How to check if AMB is down (not relaying message)
In certain circumstances, i.e. hardfork, AMB will be planned for downtime (not relaying message) to ensure security of the bridge. Planned downtime will be announced in public channel like Discord and Twitter, prior to the event.
There is also another way to check whether the AMB is down or not by reading maxGasPerTx
value on AMB contract.
In the current configuration, maxGasPerTx
is set to 4000000 on Ethereum and 2000000 on Gnosis Chain.
The AMB is down when maxGasPerTx
is set to 0, only by owner of the contract.
By setting maxGasPerTx
to 0, the condition in _sendMessage()
will not pass, meaning, the bridge is down/stopped.

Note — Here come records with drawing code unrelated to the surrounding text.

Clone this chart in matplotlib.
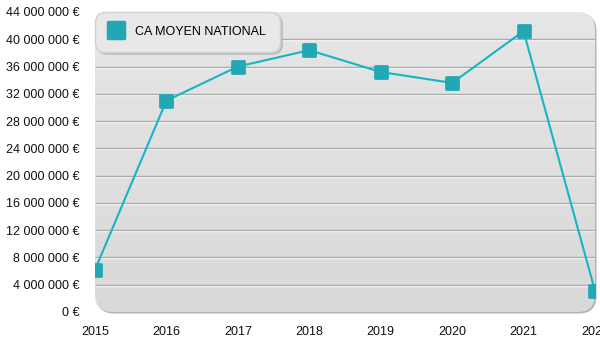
import matplotlib.pyplot as plt
import numpy as np
from matplotlib.patches import FancyBboxPatch
from matplotlib.lines import Line2D
from matplotlib.markers import MarkerStyle
import matplotlib.transforms as mtransforms

plt.rcParams['font.family'] = ['Liberation Sans', 'DejaVu Sans']

# Chiffre d'affaires moyen national par année
years = [2015, 2016, 2017, 2018, 2019, 2020, 2021, 2022]
ca_moyen = [6.2e6, 31.0e6, 36.0e6, 38.4e6, 35.2e6, 33.6e6, 41.2e6, 3.1e6]
series_label = 'CA MOYEN NATIONAL'
y_ticks = list(range(0, 44000001, 4000000))

line_color = '#16b5c6'
marker_face = '#22a8b4'

fig = plt.figure(figsize=(6, 3.5), dpi=100)
ax = fig.add_axes([95 / 600, 38 / 350, 500 / 600, 300 / 350])
ax.patch.set_visible(False)

# fond arrondi avec dégradé gris
shadow = FancyBboxPatch((0.003, -0.005), 1.0, 1.0,
                        boxstyle='round,pad=0,rounding_size=0.035',
                        transform=ax.transAxes, facecolor='#b5b5b5',
                        edgecolor='none', clip_on=False, zorder=0,
                        mutation_aspect=500 / 300)
ax.add_patch(shadow)
bg = FancyBboxPatch((0, 0), 1.0, 1.0,
                    boxstyle='round,pad=0,rounding_size=0.035',
                    transform=ax.transAxes, facecolor='none',
                    edgecolor='none', clip_on=False, zorder=0.5,
                    mutation_aspect=500 / 300)
ax.add_patch(bg)
grad = np.linspace(0, 1, 256).reshape(-1, 1)
img = ax.imshow(grad, extent=[0, 1, 0, 1], transform=ax.transAxes,
                cmap=plt.matplotlib.colors.LinearSegmentedColormap.from_list(
                    'bg', ['#d9d9d9', '#e6e6e6']),
                origin='lower', aspect='auto', zorder=0.6)
img.set_clip_path(bg)
ax.set_xlim(2015, 2022)
ax.set_ylim(0, 44e6)

# lignes de grille en relief
white_off = mtransforms.offset_copy(ax.transData, fig=fig, x=0, y=-1, units='dots')
for v in y_ticks[1:-1]:
    ax.plot([2015, 2022], [v, v], color='#ffffff', lw=1, zorder=1,
            transform=white_off, solid_capstyle='butt')
    ax.plot([2015, 2022], [v, v], color='#ababab', lw=1, zorder=1.1,
            solid_capstyle='butt')

ms = MarkerStyle('s', joinstyle='round')
ax.plot(years, ca_moyen, color=line_color, lw=1.5, zorder=3,
        marker=ms, markersize=8, markerfacecolor=marker_face,
        markeredgecolor=marker_face, markeredgewidth=2)

for s in ax.spines.values():
    s.set_visible(False)

ax.set_yticks(y_ticks)
ax.set_yticklabels([('{:,}'.format(v).replace(',', ' ') + ' €') for v in y_ticks])
ax.set_xticks(years)
ax.set_xticklabels([str(y) for y in years])
ax.tick_params(length=0, labelsize=9, colors='#111111')
ax.tick_params(axis='y', pad=11)
ax.tick_params(axis='x', pad=10)

handle = Line2D([], [], linestyle='none', marker=ms, markersize=12,
                markerfacecolor=marker_face, markeredgecolor=marker_face,
                markeredgewidth=2.5)
leg = ax.legend([handle], [series_label], loc='upper left',
                bbox_to_anchor=(0, 1), borderaxespad=0, fancybox=True,
                shadow={'color': '#bbbbbb', 'alpha': 0.8}, facecolor='#e8e8e8',
                edgecolor='#d0d0d0', framealpha=1, fontsize=9,
                borderpad=1.1, handletextpad=0.9, handlelength=1.2)
leg.get_frame().set_boxstyle('round,pad=0,rounding_size=0.8')
leg.set_zorder(5)

fig.savefig('out.png', dpi=100)
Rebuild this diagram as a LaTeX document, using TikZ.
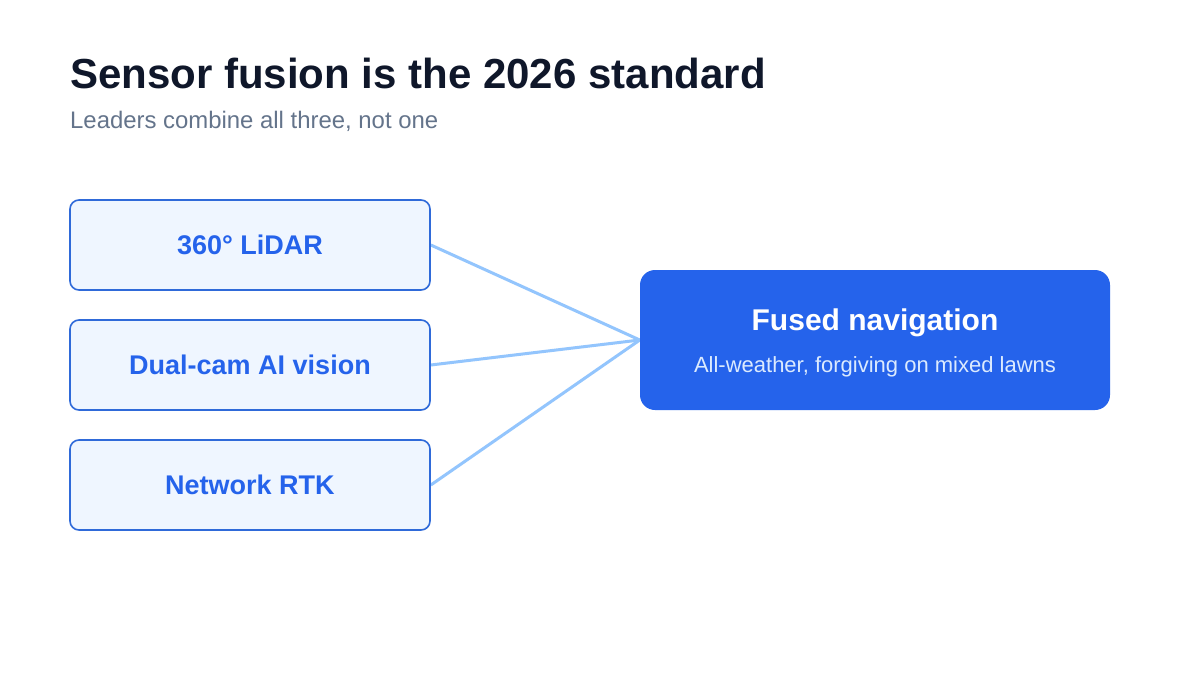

Security Considerations for Receiving a Call
Concern | Remediation |
---|---|
Authorization | Check the address of invoking contract using messageSender() |
Authorization | Check that msg.sender is the address of the bridge contract |
Replay Attack | transactionHash() allows for checking of a hash of the transaction that invoked the requireToPassMessage() call. The invoking contract (in some cases, the mediator contract) is responsible for providing a unique sequence (can be a nonce) as part of the _data param in the requireToPassMessage() function call |
AMB Components
Component | Description |
---|---|
System Contracts | AMB Implementation Contracts (Home Bridge and Foreign Bridge), Governance Multisigs, gas limit helpers, failed call management helpers (for when gas estimate was insufficient), and fee management helpers to collect fees |
Bridge validator | Containerized microservices that listen for on-chain events and send confirmations to relay messages. More on them here. |
DevOps | Bridge validator,Bridge UI, docker compose, ansible playbooks |
dApp Contracts | extensions (pair mediator contracts on both sides of the AMB), such as the Omnibridge |
Use Cases of AMB
- ERC-to-ERC Bridges:
AMB-ERC-TO-ERC
mode enables the transfer of ERC tokens to the Foreign Mediator, which will interact with Foreign AMB Bridge to mint wrapped ERC-667 tokens on the Home Network. Complimentarily, the mode enables the transfer ERC20 or ERC-667 tokens to the Home Mediator, which will interact with Home AMB Bridge to unlock ERC20 tokens on the Foreign network. This is used by the Omnibridge. - ERC-to-Native Bridges:
ERC-TO-NATIVE
mode enables the user to send ERC20 tokens to the Foreign Bridge and receive native coins from the Home Bridge Complimentarily, then can send native coins to the Home Bridge to unlock ERC20 tokens from the Foreign Bridge. The home network nodes must support a consensus engine that allows using a smart contract for block reward calculation. This mode is used by the xDai Bridge - Message Passing:
ARBITRARY-MESSAGE
mode enables the capability to invoke a Home/Foreign Bridge contract to send a message that will be executed on the other Network. This can be an arbitrary contract method invocation.